Since Brian Weatherson recently classified this blog as 'active,' I thought I should try to live up to that billing.
A question came up in one of my classes yesterday. The student asked (in effect): Why wouldn't a moral theory that makes all the right 'predictions' about actual cases be good enough? Why demand that a moral theory must also be consistent with our intuitions about possible cases, even science-fiction-ish ones, as well?
(The immediate context was a discussion of common objections to utilitarianism, specifically, slavery and the utility monster. The student said, sensibly I think, that the utilitarian could reply that all actual cases of slavery are bad on utilitarian grounds, and there are no utility monsters.)
I know that some philosophers have argued that if a moral claim is true, then it is (metaphysically?) necessarily true: there is no possible world in which e.g. kicking kittens merely for fun is morally permissible. If you accept that all moral claims are like this, then I can see why you would demand our moral theories be consistent with our intuitions about all possible cases. But if one does not accept that all moral truths are metaphysically necessary, is there any other reason to demand the theory make the right prediction about merely possible cases?

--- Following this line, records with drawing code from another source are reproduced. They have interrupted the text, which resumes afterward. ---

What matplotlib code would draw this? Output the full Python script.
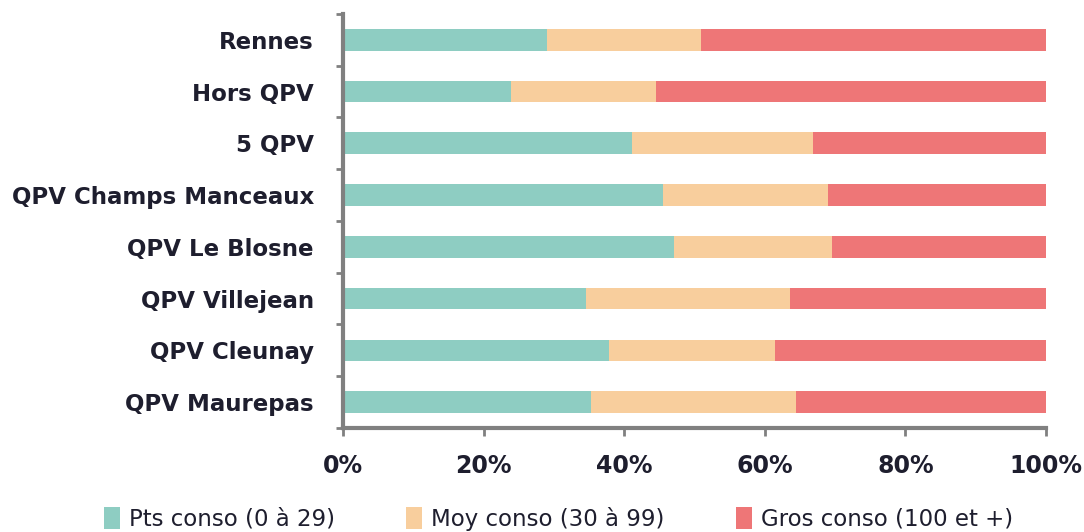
import matplotlib.pyplot as plt
from matplotlib.ticker import PercentFormatter

# données (en %)
categories = ["Rennes", "Hors QPV", "5 QPV", "QPV Champs Manceaux",
              "QPV Le Blosne", "QPV Villejean", "QPV Cleunay", "QPV Maurepas"]
pts_conso = [29.0, 23.9, 41.1, 45.5, 47.1, 34.6, 37.8, 35.3]
moy_conso = [21.9, 20.6, 25.7, 23.5, 22.4, 29.0, 23.6, 29.1]
gros_conso = [49.1, 55.5, 33.2, 31.0, 30.5, 36.4, 38.6, 35.6]
series_labels = ["Pts conso (0 à 29)", "Moy conso (30 à 99)", "Gros conso (100 et +)"]
colors = ["#8ecdc2", "#f8ce9d", "#ee7677"]
text_col = "#1e1e2e"

fig = plt.figure(figsize=(10.84, 5.32), dpi=100)
ax = fig.add_axes([0.3164, 0.1955, 0.6486, 0.7782])

y = list(range(len(categories)))
left = [0] * len(categories)
for vals, lab, col in zip([pts_conso, moy_conso, gros_conso], series_labels, colors):
    ax.barh(y, vals, left=left, height=0.42, color=col, label=lab)
    left = [a + b for a, b in zip(left, vals)]

ax.set_ylim(len(categories) - 0.5, -0.5)
ax.set_xlim(0, 100)
ax.set_yticks(y)
ax.set_yticklabels(categories, fontsize=16.5, fontweight="bold", color=text_col)
ax.set_yticks([i + 0.5 for i in range(-1, len(categories))], minor=True)
ax.tick_params(axis="y", which="major", length=0, pad=21)
ax.tick_params(axis="y", which="minor", length=5, width=2, color="#808080")
ax.set_xticks([0, 20, 40, 60, 80, 100])
ax.xaxis.set_major_formatter(PercentFormatter(decimals=0))
ax.tick_params(axis="x", length=6, width=2, color="#808080", pad=13, labelsize=17)
for t in ax.get_xticklabels():
    t.set_fontweight("bold")
    t.set_color(text_col)

for s in ["top", "right"]:
    ax.spines[s].set_visible(False)
for s in ["left", "bottom"]:
    ax.spines[s].set_color("#808080")
    ax.spines[s].set_linewidth(3)

leg = fig.legend(loc="lower center", bbox_to_anchor=(0.515, -0.036), ncol=3, frameon=False,
                 fontsize=16.5, handlelength=0.7, handleheight=1.1, handletextpad=0.4,
                 columnspacing=3.1)
for t in leg.get_texts():
    t.set_color(text_col)

fig.savefig("out.png", dpi=100)
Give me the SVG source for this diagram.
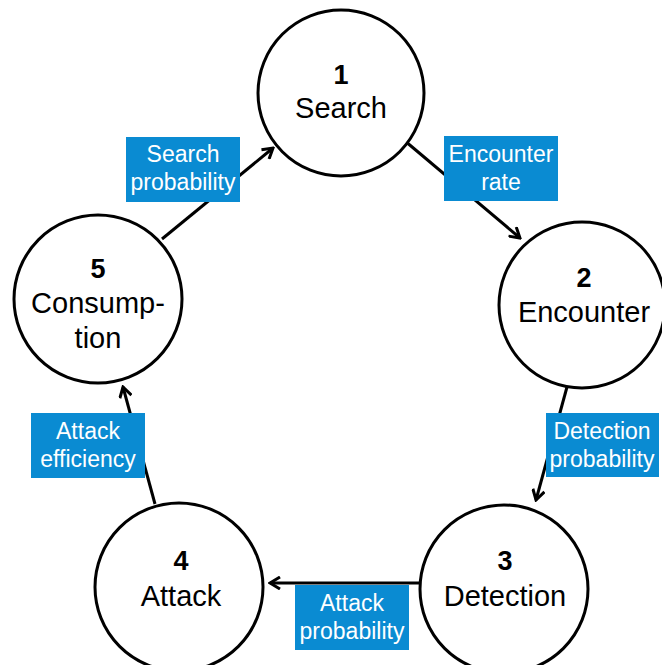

This question seems especially pressing to me, if we think one of the main uses of moral theories is as a guide to action, since we only ever act in the actual world. However, now that I say that explicitly, I realize that whenever we make a decision, the option(s) we decided against are merely possible situations. So maybe that could explain why an ethical theory needs to cover merely possible cases? (Though even there, it need not cover all metaphysically possible cases -- e.g. the utility monster worries never need to be part of my actual decision-making process.)